## Goal
Retype each line of the material exactly, please, skipping any picture in it.

* Start Data block *

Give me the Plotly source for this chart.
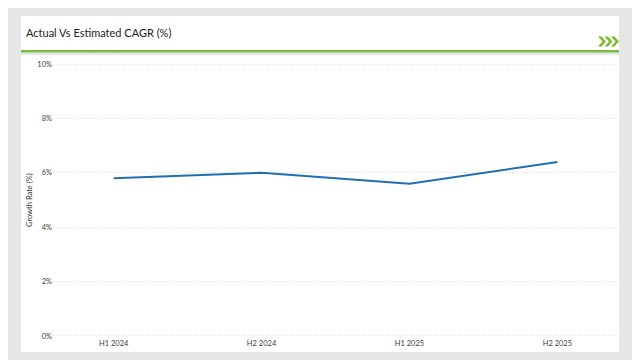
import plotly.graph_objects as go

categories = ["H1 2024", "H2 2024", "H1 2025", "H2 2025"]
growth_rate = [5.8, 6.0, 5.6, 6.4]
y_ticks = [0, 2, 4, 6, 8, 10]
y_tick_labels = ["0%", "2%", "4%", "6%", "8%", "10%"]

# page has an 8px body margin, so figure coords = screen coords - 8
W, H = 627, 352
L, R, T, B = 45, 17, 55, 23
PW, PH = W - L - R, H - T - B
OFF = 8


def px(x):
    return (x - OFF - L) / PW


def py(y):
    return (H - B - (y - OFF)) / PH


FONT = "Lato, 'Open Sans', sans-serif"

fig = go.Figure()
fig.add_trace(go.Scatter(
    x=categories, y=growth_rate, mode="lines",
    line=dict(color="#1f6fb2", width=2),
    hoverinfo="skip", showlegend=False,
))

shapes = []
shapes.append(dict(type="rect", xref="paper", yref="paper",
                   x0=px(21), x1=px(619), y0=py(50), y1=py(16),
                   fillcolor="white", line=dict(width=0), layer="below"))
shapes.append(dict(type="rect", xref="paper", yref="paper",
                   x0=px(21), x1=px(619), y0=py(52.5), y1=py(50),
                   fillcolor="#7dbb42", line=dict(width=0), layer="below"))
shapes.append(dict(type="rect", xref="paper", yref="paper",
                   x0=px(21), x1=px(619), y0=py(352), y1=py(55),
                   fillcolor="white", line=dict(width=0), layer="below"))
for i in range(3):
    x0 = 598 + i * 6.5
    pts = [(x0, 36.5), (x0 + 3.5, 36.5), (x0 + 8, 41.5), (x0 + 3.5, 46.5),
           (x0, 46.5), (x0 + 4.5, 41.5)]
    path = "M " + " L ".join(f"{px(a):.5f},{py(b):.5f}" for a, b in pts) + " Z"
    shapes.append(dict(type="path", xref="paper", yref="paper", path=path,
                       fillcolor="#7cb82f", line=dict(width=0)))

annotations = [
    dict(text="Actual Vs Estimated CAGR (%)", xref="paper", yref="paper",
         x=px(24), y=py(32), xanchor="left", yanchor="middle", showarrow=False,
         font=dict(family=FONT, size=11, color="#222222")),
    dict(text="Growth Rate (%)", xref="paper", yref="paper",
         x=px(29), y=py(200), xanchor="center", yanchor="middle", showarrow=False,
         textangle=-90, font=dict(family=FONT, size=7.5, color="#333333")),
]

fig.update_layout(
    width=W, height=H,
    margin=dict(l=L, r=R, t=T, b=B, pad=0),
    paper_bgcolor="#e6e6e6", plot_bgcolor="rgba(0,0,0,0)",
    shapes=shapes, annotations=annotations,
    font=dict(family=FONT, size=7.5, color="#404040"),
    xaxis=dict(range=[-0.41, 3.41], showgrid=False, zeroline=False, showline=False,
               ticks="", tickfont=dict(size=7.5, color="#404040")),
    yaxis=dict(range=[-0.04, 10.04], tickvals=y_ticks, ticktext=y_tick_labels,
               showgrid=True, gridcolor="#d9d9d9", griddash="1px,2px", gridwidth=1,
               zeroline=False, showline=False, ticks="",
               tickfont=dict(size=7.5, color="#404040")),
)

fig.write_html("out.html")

* End Data block *

## Full answer
Give me the Plotly source for this chart.
import plotly.graph_objects as go

categories = ["H1 2024", "H2 2024", "H1 2025", "H2 2025"]
growth_rate = [5.8, 6.0, 5.6, 6.4]
y_ticks = [0, 2, 4, 6, 8, 10]
y_tick_labels = ["0%", "2%", "4%", "6%", "8%", "10%"]

# page has an 8px body margin, so figure coords = screen coords - 8
W, H = 627, 352
L, R, T, B = 45, 17, 55, 23
PW, PH = W - L - R, H - T - B
OFF = 8


def px(x):
    return (x - OFF - L) / PW


def py(y):
    return (H - B - (y - OFF)) / PH


FONT = "Lato, 'Open Sans', sans-serif"

fig = go.Figure()
fig.add_trace(go.Scatter(
    x=categories, y=growth_rate, mode="lines",
    line=dict(color="#1f6fb2", width=2),
    hoverinfo="skip", showlegend=False,
))

shapes = []
shapes.append(dict(type="rect", xref="paper", yref="paper",
                   x0=px(21), x1=px(619), y0=py(50), y1=py(16),
                   fillcolor="white", line=dict(width=0), layer="below"))
shapes.append(dict(type="rect", xref="paper", yref="paper",
                   x0=px(21), x1=px(619), y0=py(52.5), y1=py(50),
                   fillcolor="#7dbb42", line=dict(width=0), layer="below"))
shapes.append(dict(type="rect", xref="paper", yref="paper",
                   x0=px(21), x1=px(619), y0=py(352), y1=py(55),
                   fillcolor="white", line=dict(width=0), layer="below"))
for i in range(3):
    x0 = 598 + i * 6.5
    pts = [(x0, 36.5), (x0 + 3.5, 36.5), (x0 + 8, 41.5), (x0 + 3.5, 46.5),
           (x0, 46.5), (x0 + 4.5, 41.5)]
    path = "M " + " L ".join(f"{px(a):.5f},{py(b):.5f}" for a, b in pts) + " Z"
    shapes.append(dict(type="path", xref="paper", yref="paper", path=path,
                       fillcolor="#7cb82f", line=dict(width=0)))

annotations = [
    dict(text="Actual Vs Estimated CAGR (%)", xref="paper", yref="paper",
         x=px(24), y=py(32), xanchor="left", yanchor="middle", showarrow=False,
         font=dict(family=FONT, size=11, color="#222222")),
    dict(text="Growth Rate (%)", xref="paper", yref="paper",
         x=px(29), y=py(200), xanchor="center", yanchor="middle", showarrow=False,
         textangle=-90, font=dict(family=FONT, size=7.5, color="#333333")),
]

fig.update_layout(
    width=W, height=H,
    margin=dict(l=L, r=R, t=T, b=B, pad=0),
    paper_bgcolor="#e6e6e6", plot_bgcolor="rgba(0,0,0,0)",
    shapes=shapes, annotations=annotations,
    font=dict(family=FONT, size=7.5, color="#404040"),
    xaxis=dict(range=[-0.41, 3.41], showgrid=False, zeroline=False, showline=False,
               ticks="", tickfont=dict(size=7.5, color="#404040")),
    yaxis=dict(range=[-0.04, 10.04], tickvals=y_ticks, ticktext=y_tick_labels,
               showgrid=True, gridcolor="#d9d9d9", griddash="1px,2px", gridwidth=1,
               zeroline=False, showline=False, ticks="",
               tickfont=dict(size=7.5, color="#404040")),
)

fig.write_html("out.html")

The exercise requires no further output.